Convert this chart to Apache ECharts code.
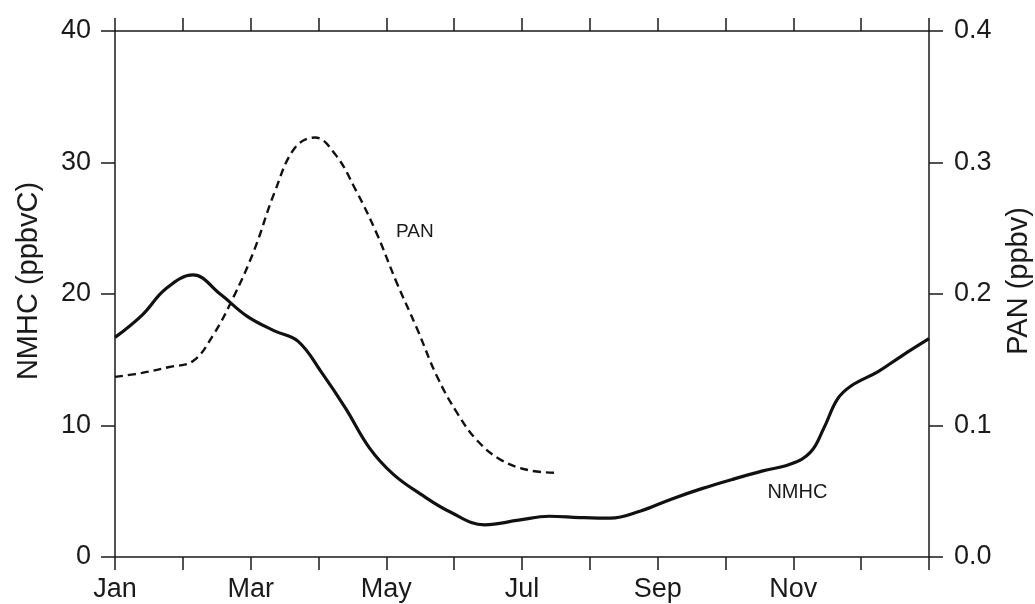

============

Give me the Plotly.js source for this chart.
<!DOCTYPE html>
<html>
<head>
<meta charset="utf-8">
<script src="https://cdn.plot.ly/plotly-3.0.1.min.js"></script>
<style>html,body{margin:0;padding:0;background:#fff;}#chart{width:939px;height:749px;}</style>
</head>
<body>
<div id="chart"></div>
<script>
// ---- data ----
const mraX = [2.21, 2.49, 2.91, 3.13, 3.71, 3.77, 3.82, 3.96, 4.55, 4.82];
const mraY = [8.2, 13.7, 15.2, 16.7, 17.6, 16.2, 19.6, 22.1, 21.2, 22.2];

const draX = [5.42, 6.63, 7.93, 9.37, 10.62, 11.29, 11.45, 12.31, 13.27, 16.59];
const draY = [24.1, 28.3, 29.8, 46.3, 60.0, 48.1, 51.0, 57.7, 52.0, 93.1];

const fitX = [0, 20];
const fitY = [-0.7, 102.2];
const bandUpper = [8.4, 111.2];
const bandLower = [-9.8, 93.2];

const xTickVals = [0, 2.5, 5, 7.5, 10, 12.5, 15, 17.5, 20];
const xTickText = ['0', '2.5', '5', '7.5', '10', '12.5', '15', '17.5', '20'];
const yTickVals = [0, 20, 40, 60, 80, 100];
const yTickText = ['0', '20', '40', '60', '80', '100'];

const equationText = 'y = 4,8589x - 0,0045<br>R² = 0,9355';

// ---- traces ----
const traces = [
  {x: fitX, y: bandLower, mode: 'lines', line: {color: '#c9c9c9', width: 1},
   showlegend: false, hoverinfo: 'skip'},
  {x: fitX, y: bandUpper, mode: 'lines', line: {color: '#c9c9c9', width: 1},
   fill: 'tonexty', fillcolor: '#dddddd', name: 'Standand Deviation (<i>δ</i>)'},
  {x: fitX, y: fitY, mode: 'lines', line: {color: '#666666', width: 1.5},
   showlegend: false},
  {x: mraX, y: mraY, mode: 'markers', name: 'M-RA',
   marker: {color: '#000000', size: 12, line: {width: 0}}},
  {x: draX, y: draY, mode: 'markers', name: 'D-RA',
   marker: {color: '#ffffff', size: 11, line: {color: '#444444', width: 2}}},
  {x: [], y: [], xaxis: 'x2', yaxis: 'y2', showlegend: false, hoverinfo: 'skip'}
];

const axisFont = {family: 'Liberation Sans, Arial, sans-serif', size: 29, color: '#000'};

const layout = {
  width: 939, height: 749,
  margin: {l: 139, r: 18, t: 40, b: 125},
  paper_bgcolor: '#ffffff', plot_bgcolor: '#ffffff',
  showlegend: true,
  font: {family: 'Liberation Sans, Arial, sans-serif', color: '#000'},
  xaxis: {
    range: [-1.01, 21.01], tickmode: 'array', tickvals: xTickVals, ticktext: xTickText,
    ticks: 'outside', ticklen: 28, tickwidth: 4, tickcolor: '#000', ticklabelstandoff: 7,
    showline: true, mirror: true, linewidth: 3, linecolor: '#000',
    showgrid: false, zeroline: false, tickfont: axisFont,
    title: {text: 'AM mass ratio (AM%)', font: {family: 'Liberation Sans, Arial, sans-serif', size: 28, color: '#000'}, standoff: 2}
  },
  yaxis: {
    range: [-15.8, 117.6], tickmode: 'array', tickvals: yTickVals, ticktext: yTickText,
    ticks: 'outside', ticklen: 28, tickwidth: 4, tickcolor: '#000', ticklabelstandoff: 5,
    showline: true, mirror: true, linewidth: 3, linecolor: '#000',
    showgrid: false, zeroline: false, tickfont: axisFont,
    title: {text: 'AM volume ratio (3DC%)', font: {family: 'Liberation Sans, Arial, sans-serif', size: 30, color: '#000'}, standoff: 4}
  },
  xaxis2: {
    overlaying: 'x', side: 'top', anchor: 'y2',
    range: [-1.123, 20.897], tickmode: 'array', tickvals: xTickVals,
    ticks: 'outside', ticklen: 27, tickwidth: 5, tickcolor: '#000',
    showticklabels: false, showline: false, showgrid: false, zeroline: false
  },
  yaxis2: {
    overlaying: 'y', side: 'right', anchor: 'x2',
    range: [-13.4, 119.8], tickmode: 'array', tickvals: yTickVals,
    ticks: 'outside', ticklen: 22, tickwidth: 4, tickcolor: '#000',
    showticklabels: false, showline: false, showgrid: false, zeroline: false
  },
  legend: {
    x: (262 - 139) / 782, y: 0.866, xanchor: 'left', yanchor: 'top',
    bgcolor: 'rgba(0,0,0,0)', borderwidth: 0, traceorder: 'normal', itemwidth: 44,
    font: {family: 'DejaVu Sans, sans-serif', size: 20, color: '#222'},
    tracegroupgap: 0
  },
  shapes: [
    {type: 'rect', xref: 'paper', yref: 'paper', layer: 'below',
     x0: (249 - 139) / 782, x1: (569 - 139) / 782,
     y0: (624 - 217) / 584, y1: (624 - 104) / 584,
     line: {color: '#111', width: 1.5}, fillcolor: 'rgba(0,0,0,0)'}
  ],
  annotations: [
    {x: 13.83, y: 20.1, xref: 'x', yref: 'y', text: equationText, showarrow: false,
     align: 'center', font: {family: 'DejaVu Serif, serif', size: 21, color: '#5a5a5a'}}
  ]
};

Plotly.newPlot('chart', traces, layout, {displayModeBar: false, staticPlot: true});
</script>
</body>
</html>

============

TO DO: Exactly and only the lines from the line that contains "Give me the Plotly.js source for this chart." through the line that contains "const equationText = 'y" are to be repeated as they stand.

EXERCISE ANSWER:
Give me the Plotly.js source for this chart.
<!DOCTYPE html>
<html>
<head>
<meta charset="utf-8">
<script src="https://cdn.plot.ly/plotly-3.0.1.min.js"></script>
<style>html,body{margin:0;padding:0;background:#fff;}#chart{width:939px;height:749px;}</style>
</head>
<body>
<div id="chart"></div>
<script>
// ---- data ----
const mraX = [2.21, 2.49, 2.91, 3.13, 3.71, 3.77, 3.82, 3.96, 4.55, 4.82];
const mraY = [8.2, 13.7, 15.2, 16.7, 17.6, 16.2, 19.6, 22.1, 21.2, 22.2];

const draX = [5.42, 6.63, 7.93, 9.37, 10.62, 11.29, 11.45, 12.31, 13.27, 16.59];
const draY = [24.1, 28.3, 29.8, 46.3, 60.0, 48.1, 51.0, 57.7, 52.0, 93.1];

const fitX = [0, 20];
const fitY = [-0.7, 102.2];
const bandUpper = [8.4, 111.2];
const bandLower = [-9.8, 93.2];

const xTickVals = [0, 2.5, 5, 7.5, 10, 12.5, 15, 17.5, 20];
const xTickText = ['0', '2.5', '5', '7.5', '10', '12.5', '15', '17.5', '20'];
const yTickVals = [0, 20, 40, 60, 80, 100];
const yTickText = ['0', '20', '40', '60', '80', '100'];

const equationText = 'y = 4,8589x - 0,0045<br>R² = 0,9355';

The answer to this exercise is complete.